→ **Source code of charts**
§ §
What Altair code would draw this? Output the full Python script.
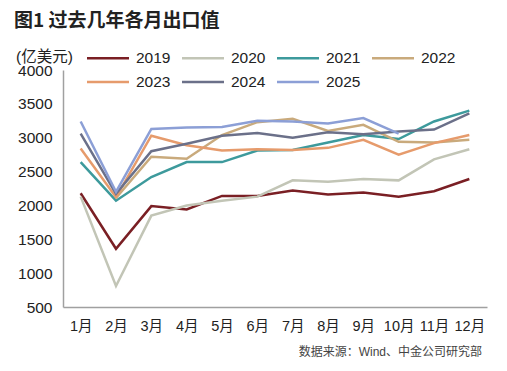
import altair as alt
import pandas as pd

months = ["1月", "2月", "3月", "4月", "5月", "6月", "7月", "8月", "9月", "10月", "11月", "12月"]
years = ["2019", "2020", "2021", "2022", "2023", "2024", "2025"]
v2019 = [2180, 1360, 1990, 1940, 2140, 2140, 2220, 2160, 2190, 2130, 2210, 2390]
v2020 = [2130, 810, 1850, 2000, 2070, 2130, 2370, 2350, 2390, 2370, 2680, 2830]
v2021 = [2640, 2070, 2420, 2640, 2640, 2810, 2820, 2930, 3040, 2980, 3240, 3400]
v2022 = [None, 2110, 2720, 2690, 3040, 3230, 3280, 3100, 3190, 2940, 2930, 2970]
v2023 = [2840, 2120, 3030, 2890, 2810, 2830, 2820, 2850, 2970, 2750, 2920, 3040]
v2024 = [3060, 2170, 2800, 2910, 3030, 3070, 3000, 3080, 3050, 3090, 3120, 3360]
v2025 = [3240, 2200, 3130, 3150, 3160, 3250, 3240, 3210, 3290, 3060, None, None]
colors = ["#7a1f24", "#c2c5b6", "#3d9a9c", "#c9aa7c", "#e69b6c", "#6b7089", "#8c9fd6"]
widths = [2.5, 2.5, 2.2, 2.2, 2.2, 2.2, 4.5]

series = [v2019, v2020, v2021, v2022, v2023, v2024, v2025]
rows = []
for y, vals in zip(years, series):
    for i, (m, v) in enumerate(zip(months, vals)):
        if v is not None:
            rows.append({"month": m, "year": y, "value": v, "order": i})
df = pd.DataFrame(rows)

FONT = "Liberation Sans, Noto Sans CJK SC"

legend_opts = dict(title=None, orient="none", legendX=33, legendY=-24,
                   columns=4, direction="horizontal", symbolType="M-2,0H2",
                   symbolSize=441, labelFontSize=15.5, labelFont=FONT,
                   labelColor="#222", columnPadding=6, rowPadding=3,
                   labelOffset=16, padding=0)

lines = alt.Chart(df).mark_line().encode(
    x=alt.X("month:N", sort=months, scale=alt.Scale(domain=months, padding=0.5),
            axis=alt.Axis(title=None, labelAngle=0, ticks=False, labelPadding=12,
                          labelFontSize=14.5, labelColor="#222", labelFont=FONT,
                          domainColor="#a0a0a0", domainWidth=1.5, grid=False)),
    y=alt.Y("value:Q", scale=alt.Scale(domain=[500, 4000], nice=False, zero=False),
            axis=alt.Axis(title=None, values=list(range(500, 4001, 500)), format="d",
                          ticks=False, labelPadding=11, labelFontSize=15.5,
                          labelColor="#222", labelFont=FONT, domainColor="#a0a0a0",
                          domainWidth=1.5, grid=False)),
    color=alt.Color("year:N", scale=alt.Scale(domain=years, range=colors),
                    legend=alt.Legend(**legend_opts)),
    strokeWidth=alt.StrokeWidth("year:N", scale=alt.Scale(domain=years, range=widths),
                                legend=alt.Legend(**legend_opts)),
    order=alt.Order("order:Q"),
)

title = alt.Chart(pd.DataFrame({"t": ["图1 过去几年各月出口值"]})).mark_text(
    align="left", baseline="middle", fontSize=19, fontWeight="bold",
    font="Noto Sans CJK SC", color="#222"
).encode(text="t:N", x=alt.value(-49), y=alt.value(-49))

unit = alt.Chart(pd.DataFrame({"t": ["(亿美元)"]})).mark_text(
    align="left", baseline="middle", fontSize=15.5, font=FONT, color="#222"
).encode(text="t:N", x=alt.value(-47), y=alt.value(-13))

source = alt.Chart(pd.DataFrame({"t": ["数据来源：Wind、中金公司研究部"]})).mark_text(
    align="right", baseline="middle", fontSize=12, font=FONT, color="#444"
).encode(text="t:N", x=alt.value(419), y=alt.value(282))

chart = alt.layer(lines, title, unit, source).properties(
    width=424, height=237,
    autosize=alt.AutoSizeParams(type="none"),
    padding={"left": 55, "top": 62, "right": 12, "bottom": 55},
    background="white",
).configure_view(stroke=None)

chart.save("out.html", embed_options={"renderer": "svg", "actions": False})
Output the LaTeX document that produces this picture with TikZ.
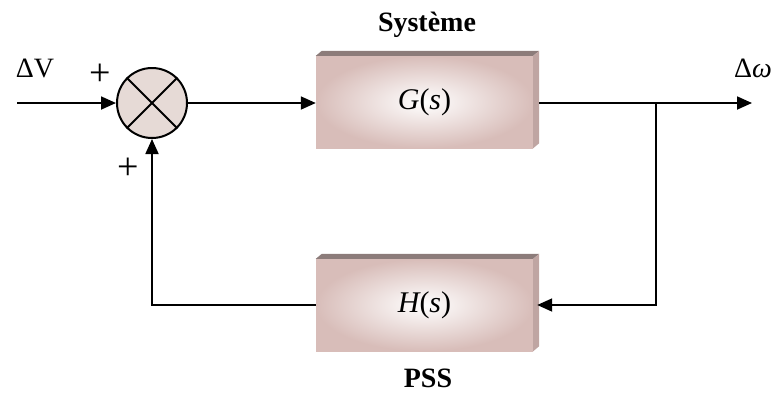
\documentclass[tikz,border=0pt]{standalone}
\usepackage{fontspec}
\setmainfont{Liberation Serif}
\usetikzlibrary{arrows.meta,calc}
\definecolor{boxout}{HTML}{D8BDB9}
\definecolor{boxtop}{HTML}{8C7C7A}
\definecolor{boxside}{HTML}{BFA5A2}
\definecolor{sumfill}{HTML}{E6DAD6}
\begin{document}
\begin{tikzpicture}[x=1pt,y=-1pt,
  blk/.style={minimum width=217pt,minimum height=92pt,inner sep=0pt,inner color=white,outer color=boxout},
  wire/.style={line width=1.8pt},
  sig/.style={wire,-{Triangle[length=15pt,width=13pt]}},
  lbl/.style={font=\fontsize{28}{32}\selectfont,inner sep=0pt},
  plus/.style={font=\fontsize{38}{42}\selectfont,inner sep=0pt},
  ttl/.style={font=\fontsize{28}{32}\selectfont\bfseries,inner sep=0pt},
  fn/.style={font=\fontsize{30}{34}\selectfont}]
\useasboundingbox (0,0) rectangle (774,392);
% summing junction
\node[circle,draw,line width=2pt,fill=sumfill,minimum size=70pt,inner sep=0pt] (sum) at (152,103) {};
\draw[line width=1.8pt] (sum.north west) -- (sum.south east) (sum.north east) -- (sum.south west);
% blocks
\node[blk,fn] (G) at (424.5,102) {\itshape G\upshape(\itshape s\upshape)};
\node[blk,fn] (H) at (424.5,305) {\itshape H\upshape(\itshape s\upshape)};
\foreach \b in {G,H}{
  \fill[boxtop] (\b.north west) -- ++(6,-5) -- ($(\b.north east)+(6,-5)$) -- (\b.north east) -- cycle;
  \fill[boxside] (\b.north east) -- ++(6,-5) -- ($(\b.south east)+(6,-5)$) -- (\b.south east) -- cycle;
}
% labels
\node[ttl] (tG) at (427,25) {Système};
\node[ttl] (tH) at (428,378) {PSS};
\node[lbl] (lin) at (35,68) {ΔV};
\node[lbl] (lout) at (753,68) {Δ\itshape ω};
\node[plus] (p1) at (100,75) {+};
\node[plus] (p2) at (128,169) {+};
% coordinates
\coordinate (in) at (17,103);
\coordinate (br) at (656,103);
\coordinate (out) at (752,103);
% connectors
\draw[sig] (in) -- (sum.west);
\draw[sig] (sum.east) -- (sum.east -| G.west);
\draw[wire] ($(G.east |- br)+(6,0)$) -- (br);
\draw[sig] (br) -- (out);
\draw[sig] (br) |- ($(H.east)+(4,0)$);
\draw[sig] (H.west) -| (sum.south);
\end{tikzpicture}
\end{document}
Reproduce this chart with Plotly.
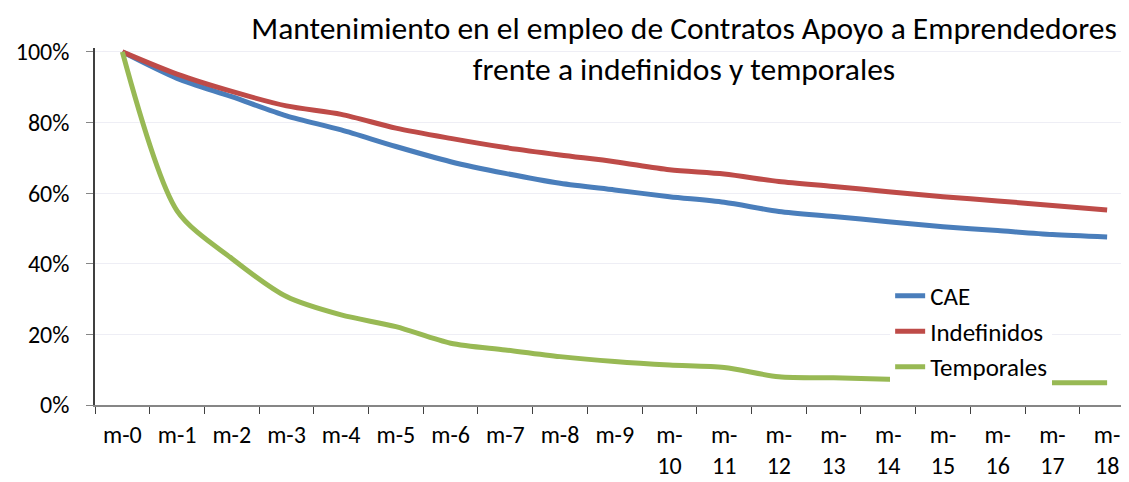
§ §
→ **Problem requirements**
Omit the pictures, and quote the material above exactly as given.

→ **Response to the exercise**
What Altair code would draw this? Output the full Python script.
import altair as alt
import pandas as pd

months = ["1月", "2月", "3月", "4月", "5月", "6月", "7月", "8月", "9月", "10月", "11月", "12月"]
years = ["2019", "2020", "2021", "2022", "2023", "2024", "2025"]
v2019 = [2180, 1360, 1990, 1940, 2140, 2140, 2220, 2160, 2190, 2130, 2210, 2390]
v2020 = [2130, 810, 1850, 2000, 2070, 2130, 2370, 2350, 2390, 2370, 2680, 2830]
v2021 = [2640, 2070, 2420, 2640, 2640, 2810, 2820, 2930, 3040, 2980, 3240, 3400]
v2022 = [None, 2110, 2720, 2690, 3040, 3230, 3280, 3100, 3190, 2940, 2930, 2970]
v2023 = [2840, 2120, 3030, 2890, 2810, 2830, 2820, 2850, 2970, 2750, 2920, 3040]
v2024 = [3060, 2170, 2800, 2910, 3030, 3070, 3000, 3080, 3050, 3090, 3120, 3360]
v2025 = [3240, 2200, 3130, 3150, 3160, 3250, 3240, 3210, 3290, 3060, None, None]
colors = ["#7a1f24", "#c2c5b6", "#3d9a9c", "#c9aa7c", "#e69b6c", "#6b7089", "#8c9fd6"]
widths = [2.5, 2.5, 2.2, 2.2, 2.2, 2.2, 4.5]

series = [v2019, v2020, v2021, v2022, v2023, v2024, v2025]
rows = []
for y, vals in zip(years, series):
    for i, (m, v) in enumerate(zip(months, vals)):
        if v is not None:
            rows.append({"month": m, "year": y, "value": v, "order": i})
df = pd.DataFrame(rows)

FONT = "Liberation Sans, Noto Sans CJK SC"

legend_opts = dict(title=None, orient="none", legendX=33, legendY=-24,
                   columns=4, direction="horizontal", symbolType="M-2,0H2",
                   symbolSize=441, labelFontSize=15.5, labelFont=FONT,
                   labelColor="#222", columnPadding=6, rowPadding=3,
                   labelOffset=16, padding=0)

lines = alt.Chart(df).mark_line().encode(
    x=alt.X("month:N", sort=months, scale=alt.Scale(domain=months, padding=0.5),
            axis=alt.Axis(title=None, labelAngle=0, ticks=False, labelPadding=12,
                          labelFontSize=14.5, labelColor="#222", labelFont=FONT,
                          domainColor="#a0a0a0", domainWidth=1.5, grid=False)),
    y=alt.Y("value:Q", scale=alt.Scale(domain=[500, 4000], nice=False, zero=False),
            axis=alt.Axis(title=None, values=list(range(500, 4001, 500)), format="d",
                          ticks=False, labelPadding=11, labelFontSize=15.5,
                          labelColor="#222", labelFont=FONT, domainColor="#a0a0a0",
                          domainWidth=1.5, grid=False)),
    color=alt.Color("year:N", scale=alt.Scale(domain=years, range=colors),
                    legend=alt.Legend(**legend_opts)),
    strokeWidth=alt.StrokeWidth("year:N", scale=alt.Scale(domain=years, range=widths),
                                legend=alt.Legend(**legend_opts)),
    order=alt.Order("order:Q"),
)

title = alt.Chart(pd.DataFrame({"t": ["图1 过去几年各月出口值"]})).mark_text(
    align="left", baseline="middle", fontSize=19, fontWeight="bold",
    font="Noto Sans CJK SC", color="#222"
).encode(text="t:N", x=alt.value(-49), y=alt.value(-49))

unit = alt.Chart(pd.DataFrame({"t": ["(亿美元)"]})).mark_text(
    align="left", baseline="middle", fontSize=15.5, font=FONT, color="#222"
).encode(text="t:N", x=alt.value(-47), y=alt.value(-13))

source = alt.Chart(pd.DataFrame({"t": ["数据来源：Wind、中金公司研究部"]})).mark_text(
    align="right", baseline="middle", fontSize=12, font=FONT, color="#444"
).encode(text="t:N", x=alt.value(419), y=alt.value(282))

chart = alt.layer(lines, title, unit, source).properties(
    width=424, height=237,
    autosize=alt.AutoSizeParams(type="none"),
    padding={"left": 55, "top": 62, "right": 12, "bottom": 55},
    background="white",
).configure_view(stroke=None)

chart.save("out.html", embed_options={"renderer": "svg", "actions": False})
Output the LaTeX document that produces this picture with TikZ.
\documentclass[tikz,border=0pt]{standalone}
\usepackage{fontspec}
\setmainfont{Liberation Serif}
\usetikzlibrary{arrows.meta,calc}
\definecolor{boxout}{HTML}{D8BDB9}
\definecolor{boxtop}{HTML}{8C7C7A}
\definecolor{boxside}{HTML}{BFA5A2}
\definecolor{sumfill}{HTML}{E6DAD6}
\begin{document}
\begin{tikzpicture}[x=1pt,y=-1pt,
  blk/.style={minimum width=217pt,minimum height=92pt,inner sep=0pt,inner color=white,outer color=boxout},
  wire/.style={line width=1.8pt},
  sig/.style={wire,-{Triangle[length=15pt,width=13pt]}},
  lbl/.style={font=\fontsize{28}{32}\selectfont,inner sep=0pt},
  plus/.style={font=\fontsize{38}{42}\selectfont,inner sep=0pt},
  ttl/.style={font=\fontsize{28}{32}\selectfont\bfseries,inner sep=0pt},
  fn/.style={font=\fontsize{30}{34}\selectfont}]
\useasboundingbox (0,0) rectangle (774,392);
% summing junction
\node[circle,draw,line width=2pt,fill=sumfill,minimum size=70pt,inner sep=0pt] (sum) at (152,103) {};
\draw[line width=1.8pt] (sum.north west) -- (sum.south east) (sum.north east) -- (sum.south west);
% blocks
\node[blk,fn] (G) at (424.5,102) {\itshape G\upshape(\itshape s\upshape)};
\node[blk,fn] (H) at (424.5,305) {\itshape H\upshape(\itshape s\upshape)};
\foreach \b in {G,H}{
  \fill[boxtop] (\b.north west) -- ++(6,-5) -- ($(\b.north east)+(6,-5)$) -- (\b.north east) -- cycle;
  \fill[boxside] (\b.north east) -- ++(6,-5) -- ($(\b.south east)+(6,-5)$) -- (\b.south east) -- cycle;
}
% labels
\node[ttl] (tG) at (427,25) {Système};
\node[ttl] (tH) at (428,378) {PSS};
\node[lbl] (lin) at (35,68) {ΔV};
\node[lbl] (lout) at (753,68) {Δ\itshape ω};
\node[plus] (p1) at (100,75) {+};
\node[plus] (p2) at (128,169) {+};
% coordinates
\coordinate (in) at (17,103);
\coordinate (br) at (656,103);
\coordinate (out) at (752,103);
% connectors
\draw[sig] (in) -- (sum.west);
\draw[sig] (sum.east) -- (sum.east -| G.west);
\draw[wire] ($(G.east |- br)+(6,0)$) -- (br);
\draw[sig] (br) -- (out);
\draw[sig] (br) |- ($(H.east)+(4,0)$);
\draw[sig] (H.west) -| (sum.south);
\end{tikzpicture}
\end{document}
Reproduce this chart with Plotly.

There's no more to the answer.